Written exercise:
Please print exactly the lines below, from the start of the material up to and including the line with "pp_err = [0.4, 1.0, 0.15]", but none of the pictures.

Information provided:
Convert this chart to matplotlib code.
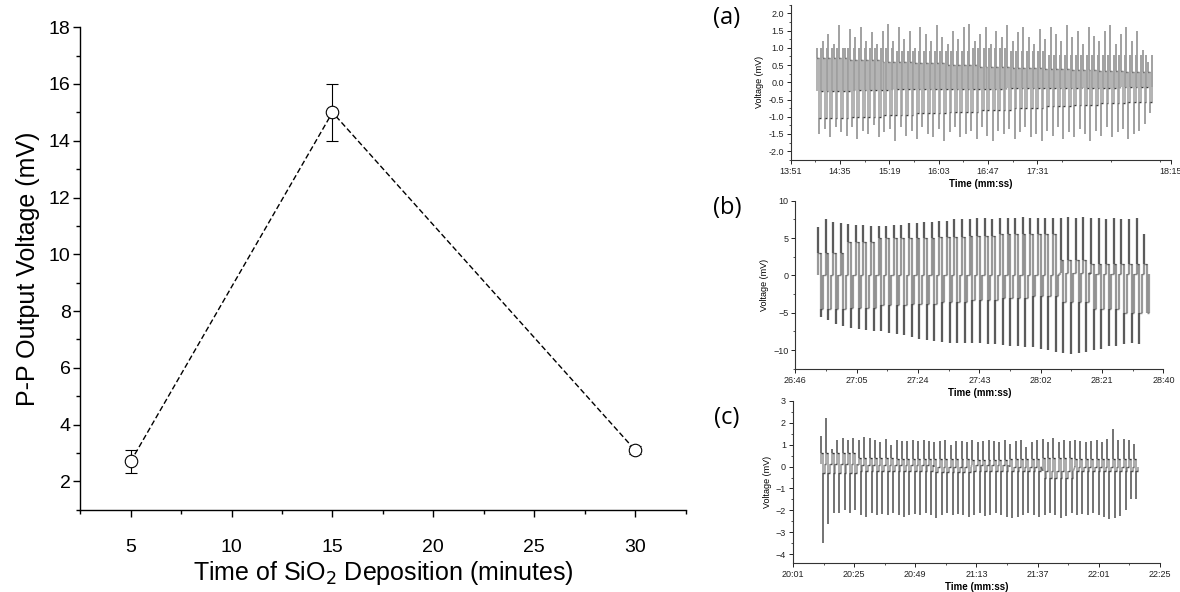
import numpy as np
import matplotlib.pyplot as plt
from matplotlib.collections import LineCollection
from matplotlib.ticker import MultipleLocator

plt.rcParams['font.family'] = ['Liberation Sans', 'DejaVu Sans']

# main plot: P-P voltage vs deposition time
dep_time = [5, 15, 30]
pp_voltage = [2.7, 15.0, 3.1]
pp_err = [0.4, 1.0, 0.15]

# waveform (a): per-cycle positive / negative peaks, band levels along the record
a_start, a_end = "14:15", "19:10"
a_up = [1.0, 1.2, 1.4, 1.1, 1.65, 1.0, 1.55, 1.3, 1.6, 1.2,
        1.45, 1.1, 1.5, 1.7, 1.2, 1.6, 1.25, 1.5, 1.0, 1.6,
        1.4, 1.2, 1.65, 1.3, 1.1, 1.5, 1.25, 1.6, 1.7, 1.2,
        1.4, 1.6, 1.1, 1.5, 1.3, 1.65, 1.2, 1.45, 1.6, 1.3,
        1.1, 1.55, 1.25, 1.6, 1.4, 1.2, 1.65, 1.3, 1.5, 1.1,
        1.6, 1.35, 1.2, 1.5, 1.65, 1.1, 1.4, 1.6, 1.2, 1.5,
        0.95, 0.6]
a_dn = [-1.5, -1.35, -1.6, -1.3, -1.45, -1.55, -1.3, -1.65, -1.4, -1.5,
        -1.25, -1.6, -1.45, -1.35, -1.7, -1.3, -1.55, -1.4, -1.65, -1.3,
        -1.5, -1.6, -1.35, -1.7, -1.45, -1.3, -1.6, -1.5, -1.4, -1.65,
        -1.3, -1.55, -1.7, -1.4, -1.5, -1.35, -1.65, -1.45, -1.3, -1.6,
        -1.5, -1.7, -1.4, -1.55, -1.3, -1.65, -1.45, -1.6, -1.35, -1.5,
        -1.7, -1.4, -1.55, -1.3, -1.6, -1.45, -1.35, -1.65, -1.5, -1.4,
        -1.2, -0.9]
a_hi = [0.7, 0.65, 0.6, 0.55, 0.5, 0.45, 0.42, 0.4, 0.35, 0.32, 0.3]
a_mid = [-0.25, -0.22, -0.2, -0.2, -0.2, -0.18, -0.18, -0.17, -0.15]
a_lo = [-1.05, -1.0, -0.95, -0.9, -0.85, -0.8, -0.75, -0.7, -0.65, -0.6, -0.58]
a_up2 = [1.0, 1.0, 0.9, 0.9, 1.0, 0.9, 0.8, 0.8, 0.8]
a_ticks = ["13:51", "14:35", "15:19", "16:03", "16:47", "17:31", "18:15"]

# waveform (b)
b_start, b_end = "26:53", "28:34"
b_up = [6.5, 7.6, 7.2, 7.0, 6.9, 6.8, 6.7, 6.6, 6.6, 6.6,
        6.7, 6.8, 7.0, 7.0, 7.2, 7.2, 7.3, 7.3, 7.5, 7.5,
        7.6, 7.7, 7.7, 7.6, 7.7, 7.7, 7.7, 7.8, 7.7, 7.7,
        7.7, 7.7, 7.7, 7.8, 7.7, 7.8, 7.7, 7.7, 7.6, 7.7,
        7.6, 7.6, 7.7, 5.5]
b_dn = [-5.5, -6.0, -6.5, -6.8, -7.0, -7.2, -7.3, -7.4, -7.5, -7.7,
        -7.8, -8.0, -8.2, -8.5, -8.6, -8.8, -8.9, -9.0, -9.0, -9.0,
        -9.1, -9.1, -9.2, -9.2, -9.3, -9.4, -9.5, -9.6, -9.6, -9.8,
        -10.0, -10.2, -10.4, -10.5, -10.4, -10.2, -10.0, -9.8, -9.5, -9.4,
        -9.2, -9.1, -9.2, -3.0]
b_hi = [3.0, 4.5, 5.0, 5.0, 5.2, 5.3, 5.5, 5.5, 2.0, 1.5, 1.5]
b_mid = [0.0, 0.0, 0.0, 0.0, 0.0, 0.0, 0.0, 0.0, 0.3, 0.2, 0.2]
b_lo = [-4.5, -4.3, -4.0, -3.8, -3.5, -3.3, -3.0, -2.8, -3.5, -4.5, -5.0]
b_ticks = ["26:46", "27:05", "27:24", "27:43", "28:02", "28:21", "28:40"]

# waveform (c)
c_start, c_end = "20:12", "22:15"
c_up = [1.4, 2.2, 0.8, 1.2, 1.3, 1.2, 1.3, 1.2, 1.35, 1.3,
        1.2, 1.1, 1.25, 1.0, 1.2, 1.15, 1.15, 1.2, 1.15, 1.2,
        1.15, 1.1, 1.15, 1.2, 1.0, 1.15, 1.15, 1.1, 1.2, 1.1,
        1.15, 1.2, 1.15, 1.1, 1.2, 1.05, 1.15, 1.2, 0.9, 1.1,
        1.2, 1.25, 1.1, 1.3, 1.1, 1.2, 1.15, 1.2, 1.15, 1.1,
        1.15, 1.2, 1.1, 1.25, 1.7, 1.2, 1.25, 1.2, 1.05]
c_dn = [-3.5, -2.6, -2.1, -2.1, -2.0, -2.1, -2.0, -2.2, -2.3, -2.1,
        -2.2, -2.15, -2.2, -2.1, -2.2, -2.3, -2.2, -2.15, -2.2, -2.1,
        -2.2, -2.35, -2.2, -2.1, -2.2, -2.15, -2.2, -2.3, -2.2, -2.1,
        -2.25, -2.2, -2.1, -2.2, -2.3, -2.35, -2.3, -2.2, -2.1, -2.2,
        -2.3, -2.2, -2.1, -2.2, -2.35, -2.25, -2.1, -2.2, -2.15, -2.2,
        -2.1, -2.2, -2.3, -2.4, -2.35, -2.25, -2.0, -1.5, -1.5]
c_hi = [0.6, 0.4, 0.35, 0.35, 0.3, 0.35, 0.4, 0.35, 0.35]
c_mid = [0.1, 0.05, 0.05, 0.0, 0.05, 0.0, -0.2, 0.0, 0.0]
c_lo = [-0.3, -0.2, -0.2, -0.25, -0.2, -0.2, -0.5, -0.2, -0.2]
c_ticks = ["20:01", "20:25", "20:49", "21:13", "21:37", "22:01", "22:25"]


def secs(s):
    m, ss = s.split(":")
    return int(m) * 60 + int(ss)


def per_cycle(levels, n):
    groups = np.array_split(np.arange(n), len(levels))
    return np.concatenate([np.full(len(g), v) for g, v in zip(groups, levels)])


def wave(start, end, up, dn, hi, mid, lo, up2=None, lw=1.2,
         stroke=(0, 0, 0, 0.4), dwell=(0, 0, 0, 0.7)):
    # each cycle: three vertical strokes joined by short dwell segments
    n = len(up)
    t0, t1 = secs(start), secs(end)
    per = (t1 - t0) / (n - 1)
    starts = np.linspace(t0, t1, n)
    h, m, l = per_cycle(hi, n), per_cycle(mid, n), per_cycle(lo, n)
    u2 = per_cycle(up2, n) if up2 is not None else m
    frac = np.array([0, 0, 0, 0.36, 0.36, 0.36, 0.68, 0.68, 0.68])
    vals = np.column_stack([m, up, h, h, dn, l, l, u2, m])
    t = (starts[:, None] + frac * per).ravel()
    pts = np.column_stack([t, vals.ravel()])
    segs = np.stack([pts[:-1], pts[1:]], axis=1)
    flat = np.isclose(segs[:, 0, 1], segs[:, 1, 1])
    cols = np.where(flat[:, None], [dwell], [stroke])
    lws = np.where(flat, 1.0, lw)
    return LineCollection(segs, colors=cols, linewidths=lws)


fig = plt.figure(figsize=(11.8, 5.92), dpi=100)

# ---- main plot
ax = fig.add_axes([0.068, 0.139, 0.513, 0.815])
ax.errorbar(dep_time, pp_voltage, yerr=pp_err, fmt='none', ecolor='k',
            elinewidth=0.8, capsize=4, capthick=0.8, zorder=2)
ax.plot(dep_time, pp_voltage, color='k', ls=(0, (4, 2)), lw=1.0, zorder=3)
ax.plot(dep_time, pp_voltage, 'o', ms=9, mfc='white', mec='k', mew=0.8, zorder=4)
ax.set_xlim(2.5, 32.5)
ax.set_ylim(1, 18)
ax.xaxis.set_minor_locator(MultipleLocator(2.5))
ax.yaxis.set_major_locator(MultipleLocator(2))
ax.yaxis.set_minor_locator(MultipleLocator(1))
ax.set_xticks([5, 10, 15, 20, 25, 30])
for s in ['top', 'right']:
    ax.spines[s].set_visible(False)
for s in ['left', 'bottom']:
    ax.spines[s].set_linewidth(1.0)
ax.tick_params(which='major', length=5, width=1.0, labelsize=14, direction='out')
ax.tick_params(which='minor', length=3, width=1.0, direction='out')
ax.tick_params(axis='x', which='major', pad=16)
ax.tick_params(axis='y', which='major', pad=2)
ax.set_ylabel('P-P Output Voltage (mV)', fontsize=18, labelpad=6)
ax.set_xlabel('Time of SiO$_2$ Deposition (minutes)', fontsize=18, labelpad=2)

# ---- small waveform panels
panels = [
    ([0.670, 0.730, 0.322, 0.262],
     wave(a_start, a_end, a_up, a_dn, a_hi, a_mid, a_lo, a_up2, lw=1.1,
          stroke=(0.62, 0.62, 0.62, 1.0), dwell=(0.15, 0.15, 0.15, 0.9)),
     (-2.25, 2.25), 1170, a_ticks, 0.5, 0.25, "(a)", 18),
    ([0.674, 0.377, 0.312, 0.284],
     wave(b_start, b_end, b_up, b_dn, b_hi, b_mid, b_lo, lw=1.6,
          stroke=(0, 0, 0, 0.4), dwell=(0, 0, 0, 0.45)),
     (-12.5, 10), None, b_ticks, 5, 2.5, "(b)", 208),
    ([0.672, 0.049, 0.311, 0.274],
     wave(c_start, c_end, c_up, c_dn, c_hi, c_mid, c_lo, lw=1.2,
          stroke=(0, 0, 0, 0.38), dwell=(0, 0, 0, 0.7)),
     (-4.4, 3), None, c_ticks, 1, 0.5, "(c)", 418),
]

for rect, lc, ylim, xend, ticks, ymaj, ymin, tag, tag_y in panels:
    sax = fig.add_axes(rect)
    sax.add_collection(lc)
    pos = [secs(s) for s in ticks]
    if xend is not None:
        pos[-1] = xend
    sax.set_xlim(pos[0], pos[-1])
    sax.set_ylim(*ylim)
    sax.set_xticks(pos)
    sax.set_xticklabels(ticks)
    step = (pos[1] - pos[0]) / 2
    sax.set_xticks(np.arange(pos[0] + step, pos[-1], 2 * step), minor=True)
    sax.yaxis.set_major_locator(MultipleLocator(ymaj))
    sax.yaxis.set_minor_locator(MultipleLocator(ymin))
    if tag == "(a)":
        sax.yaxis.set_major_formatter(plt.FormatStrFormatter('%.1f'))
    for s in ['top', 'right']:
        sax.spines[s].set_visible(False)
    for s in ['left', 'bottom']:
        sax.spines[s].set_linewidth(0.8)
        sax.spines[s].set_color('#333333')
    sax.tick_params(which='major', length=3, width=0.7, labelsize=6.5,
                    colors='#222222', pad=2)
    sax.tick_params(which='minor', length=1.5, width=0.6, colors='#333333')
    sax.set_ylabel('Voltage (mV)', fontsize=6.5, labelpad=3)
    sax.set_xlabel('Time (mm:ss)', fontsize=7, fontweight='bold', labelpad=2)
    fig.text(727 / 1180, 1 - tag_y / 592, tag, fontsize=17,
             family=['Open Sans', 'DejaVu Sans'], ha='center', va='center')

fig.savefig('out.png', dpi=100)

Response to this exercise:
Convert this chart to matplotlib code.
import numpy as np
import matplotlib.pyplot as plt
from matplotlib.collections import LineCollection
from matplotlib.ticker import MultipleLocator

plt.rcParams['font.family'] = ['Liberation Sans', 'DejaVu Sans']

# main plot: P-P voltage vs deposition time
dep_time = [5, 15, 30]
pp_voltage = [2.7, 15.0, 3.1]
pp_err = [0.4, 1.0, 0.15]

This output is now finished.